Wichita's Spanish Speakers Getting Out The Vote

Oct 11, 2018

There are nearly 70,000 Spanish-speaking people living in Wichita, many who could head to the polls next month. As the midterm elections draw near, more Spanish speakers are being made aware of the election process and learning about who is running for office.

A group of Hispanic women recently participated in a Spanish voter training session at Wichita’s Peace and Social Justice Center to help with that effort.

Organizer Graciela Martinez sees the training as a way to inform people.

“If we got trained we could pass the voice, put the voice to them, especially the ones who don't speak English," Martinez says.

With notepads and pencils in hand, the women are ready to learn whatever they can about the details of voting to share with other Spanish speakers.

Activist Claudio Amaro says KSVotes.org now has a Spanish version of a voter registration form online. It was added in September.
Credit Carla Eckels / KMUW

“So this was an initiative from Graciela,” says activist and teacher Claudia Amaro. “She called me and asked me for some help on understanding the system and how elections work so she can encourage other people to vote in the community.”

Amaro explains to the group in Spanish that there are two important dates to be aware of: Oct. 16, the deadline to register to vote in Sedgwick County, and Nov. 6, Election Day.

Araceli Amador asks several questions about voting. She has a son in the military who is out of the country and learns he’ll have to use an absentee ballot.

Activist Janice Bradley, who is sitting in on the training session, is co-chair of the Peace and Social Justice Education Fund.

“I’ve been working with Claudia for years,” Bradley says. "We’ve been working to register voters in the previous election and we’ve just been talking about how people need to be educated and motivated to vote and so Claudia has been on it. I’ve been working on the English side of things but we’re happy to have these women come together and take this work up.”

Amaro explains what could be on a sample ballot and lists some of the national and local races in the November election. She also tells the women about an option that was implemented in September: People can now register to vote in Spanish at KSVotes.org.

Rev. Elizabeth Montes, better known as “Mother Eli,” also takes part in the training.

“I like our freedom to choose the right people to govern this state. That is why this meeting is important,” she says. "It’s important to choose the right people and to get the community to know all these facts that she’s telling and that way they can vote for the right people that are going to do the right thing for the people in need.”

Standing up for people in need is important for all the women at the training. While some of them aren’t able to vote themselves, they want to be sure that Spanish-speaking citizens are able to exercise their rights.

Janice Brady says there are those who are unsure of the process.

“Some people are intimidated by not knowing what’s going on, not knowing the facts,” she says. "Just letting people know that we now have elections every November — odd years are city, even years are state, federal and county.
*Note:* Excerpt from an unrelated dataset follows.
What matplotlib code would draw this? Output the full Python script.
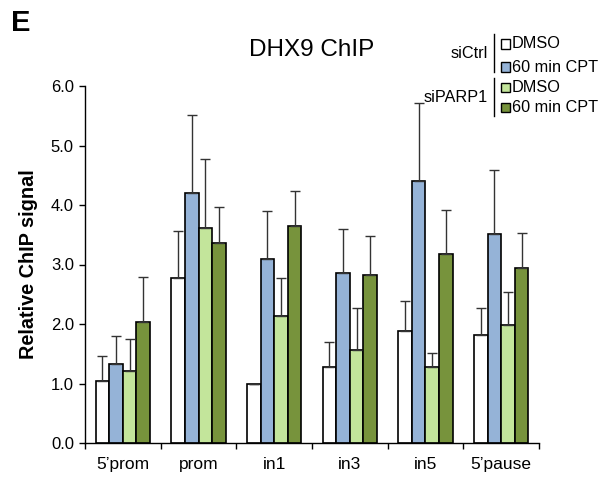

We need to get this information out to people so they can have their voice.”

After the training wraps up, Araceli Amador says how thrilled she is with the event.

"Wow, this is eye-opening because sometimes we don’t know this information," she says. "We just say 'vote,' and we don’t know what this really means for all of us. My skin just got chills just knowing that we can switch the country if we would just know this information. By voting for the right people, oh my God, this has to be known for everyone."